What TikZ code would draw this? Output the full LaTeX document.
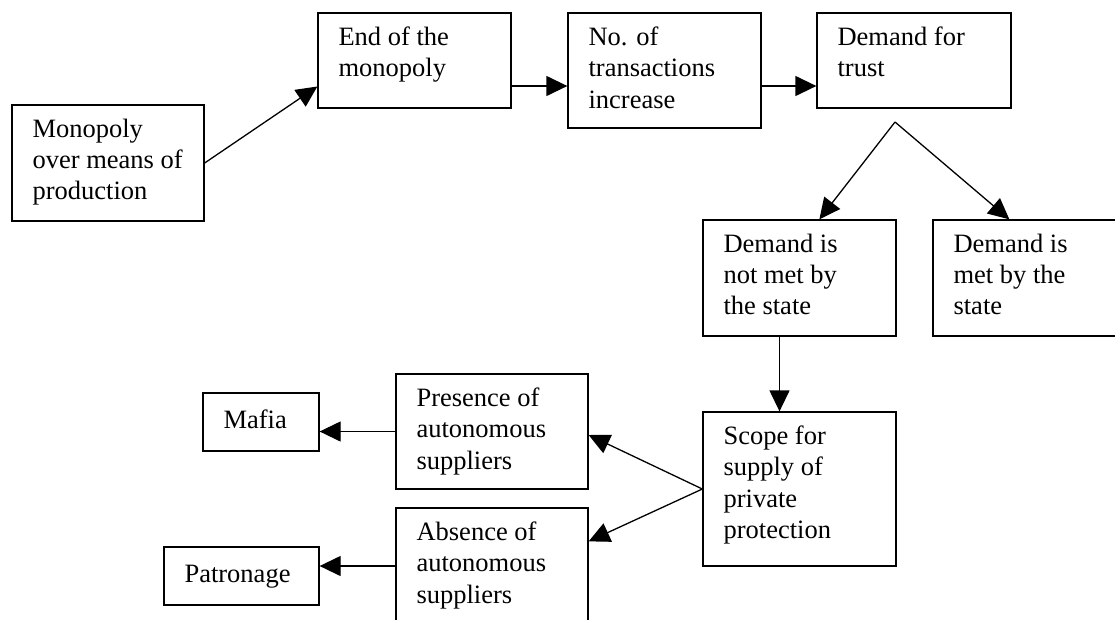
\documentclass[tikz,border=0pt]{standalone}
\usepackage{fontspec}
\setmainfont{Liberation Serif}
\usetikzlibrary{arrows.meta,calc}
\tikzset{
  box/.style={draw, line width=1.3pt, inner sep=0pt, minimum width=#1},
  box/.default=193pt,
  txt/.style={anchor=north west, inner sep=0pt, align=left,
    font=\fontsize{26.5}{31.3}\selectfont, execute at begin node=\strut},
  arr/.style={line width=1.3pt, -{Triangle[length=21pt,width=20pt]}}
}
\newcommand{\boxtext}[3]{\node[txt] (#1) at ([shift={(21pt,-14.3pt)}]#2.north west) {#3};}
\begin{document}
\begin{tikzpicture}[x=1pt,y=-1pt]
\clip (0,0) rectangle (1115,619);
\fill[white] (0,0) rectangle (1115,619);
% boxes
\node[box=192pt, minimum height=116pt] (mono) at (108,163) {};
\node[box, minimum height=95pt] (endm) at (414.5,60.5) {};
\node[box, minimum height=115pt] (notr) at (664.5,70.5) {};
\node[box=194pt, minimum height=95pt] (trust) at (914,60.5) {};
\node[box, minimum height=116pt] (notmet) at (799.5,278) {};
\node[box, minimum height=116pt] (met) at (1029.5,278) {};
\node[box, minimum height=154pt] (scope) at (799.5,489) {};
\node[box=192pt, minimum height=115pt] (pres) at (492,431.5) {};
\node[box=192pt, minimum height=115pt] (abs) at (492,565.5) {};
\node[box=116pt, minimum height=58pt] (mafia) at (261,422) {};
\node[box=155pt, minimum height=58pt] (patr) at (241.5,576) {};
% texts
\boxtext{tmono}{mono}{Monopoly\\over means of\\production}
\boxtext{tendm}{endm}{End of the\\monopoly}
\boxtext{tnotr}{notr}{No. of\\transactions\\increase}
\boxtext{ttrust}{trust}{Demand for\\trust}
\boxtext{tnotmet}{notmet}{Demand is\\not met by\\the state}
\boxtext{tmet}{met}{Demand is\\met by the\\state}
\boxtext{tscope}{scope}{Scope for\\supply of\\private\\protection}
\boxtext{tpres}{pres}{Presence of\\autonomous\\suppliers}
\boxtext{tabs}{abs}{Absence of\\autonomous\\suppliers}
\boxtext{tmafia}{mafia}{Mafia}
\boxtext{tpatr}{patr}{Patronage}
% connectors
\draw[arr] (mono.east) -- ([yshift=-26pt]endm.west);
\coordinate (a1) at ([yshift=-25.5pt]endm.east);
\draw[arr] (a1) -- (a1 -| notr.west);
\coordinate (a2) at ([yshift=-15.5pt]notr.east);
\draw[arr] (a2) -- (a2 -| trust.west);
\coordinate (split) at (895,122);
\draw[arr] (split) -- ([xshift=117pt]notmet.north west);
\draw[arr] (split) -- ([xshift=77pt]met.north west);
\coordinate (a3) at ([xshift=-20pt]notmet.south);
\draw[arr] (a3) -- (a3 |- scope.north);
\draw[arr] (scope.west) -- ([yshift=-3.5pt]pres.east);
\draw[arr] (scope.west) -- ([yshift=-34pt]abs.north east);
\draw[arr] (pres.west) -- (pres.west -| mafia.east);
\coordinate (a4) at ([yshift=10pt]patr.east);
\draw[arr] (a4 -| abs.west) -- (a4);
\end{tikzpicture}
\end{document}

++++

__Exercise prompt__. Each line of the data should be quoted exactly, with pictures left out.

__Full solution__.
What TikZ code would draw this? Output the full LaTeX document.
\documentclass[tikz,border=0pt]{standalone}
\usepackage{fontspec}
\setmainfont{Liberation Serif}
\usetikzlibrary{arrows.meta,calc}
\tikzset{
  box/.style={draw, line width=1.3pt, inner sep=0pt, minimum width=#1},
  box/.default=193pt,
  txt/.style={anchor=north west, inner sep=0pt, align=left,
    font=\fontsize{26.5}{31.3}\selectfont, execute at begin node=\strut},
  arr/.style={line width=1.3pt, -{Triangle[length=21pt,width=20pt]}}
}
\newcommand{\boxtext}[3]{\node[txt] (#1) at ([shift={(21pt,-14.3pt)}]#2.north west) {#3};}
\begin{document}
\begin{tikzpicture}[x=1pt,y=-1pt]
\clip (0,0) rectangle (1115,619);
\fill[white] (0,0) rectangle (1115,619);
% boxes
\node[box=192pt, minimum height=116pt] (mono) at (108,163) {};
\node[box, minimum height=95pt] (endm) at (414.5,60.5) {};
\node[box, minimum height=115pt] (notr) at (664.5,70.5) {};
\node[box=194pt, minimum height=95pt] (trust) at (914,60.5) {};
\node[box, minimum height=116pt] (notmet) at (799.5,278) {};
\node[box, minimum height=116pt] (met) at (1029.5,278) {};
\node[box, minimum height=154pt] (scope) at (799.5,489) {};
\node[box=192pt, minimum height=115pt] (pres) at (492,431.5) {};
\node[box=192pt, minimum height=115pt] (abs) at (492,565.5) {};
\node[box=116pt, minimum height=58pt] (mafia) at (261,422) {};
\node[box=155pt, minimum height=58pt] (patr) at (241.5,576) {};
% texts
\boxtext{tmono}{mono}{Monopoly\\over means of\\production}
\boxtext{tendm}{endm}{End of the\\monopoly}
\boxtext{tnotr}{notr}{No. of\\transactions\\increase}
\boxtext{ttrust}{trust}{Demand for\\trust}
\boxtext{tnotmet}{notmet}{Demand is\\not met by\\the state}
\boxtext{tmet}{met}{Demand is\\met by the\\state}
\boxtext{tscope}{scope}{Scope for\\supply of\\private\\protection}
\boxtext{tpres}{pres}{Presence of\\autonomous\\suppliers}
\boxtext{tabs}{abs}{Absence of\\autonomous\\suppliers}
\boxtext{tmafia}{mafia}{Mafia}
\boxtext{tpatr}{patr}{Patronage}
% connectors
\draw[arr] (mono.east) -- ([yshift=-26pt]endm.west);
\coordinate (a1) at ([yshift=-25.5pt]endm.east);
\draw[arr] (a1) -- (a1 -| notr.west);
\coordinate (a2) at ([yshift=-15.5pt]notr.east);
\draw[arr] (a2) -- (a2 -| trust.west);
\coordinate (split) at (895,122);
\draw[arr] (split) -- ([xshift=117pt]notmet.north west);
\draw[arr] (split) -- ([xshift=77pt]met.north west);
\coordinate (a3) at ([xshift=-20pt]notmet.south);
\draw[arr] (a3) -- (a3 |- scope.north);
\draw[arr] (scope.west) -- ([yshift=-3.5pt]pres.east);
\draw[arr] (scope.west) -- ([yshift=-34pt]abs.north east);
\draw[arr] (pres.west) -- (pres.west -| mafia.east);
\coordinate (a4) at ([yshift=10pt]patr.east);
\draw[arr] (a4 -| abs.west) -- (a4);
\end{tikzpicture}
\end{document}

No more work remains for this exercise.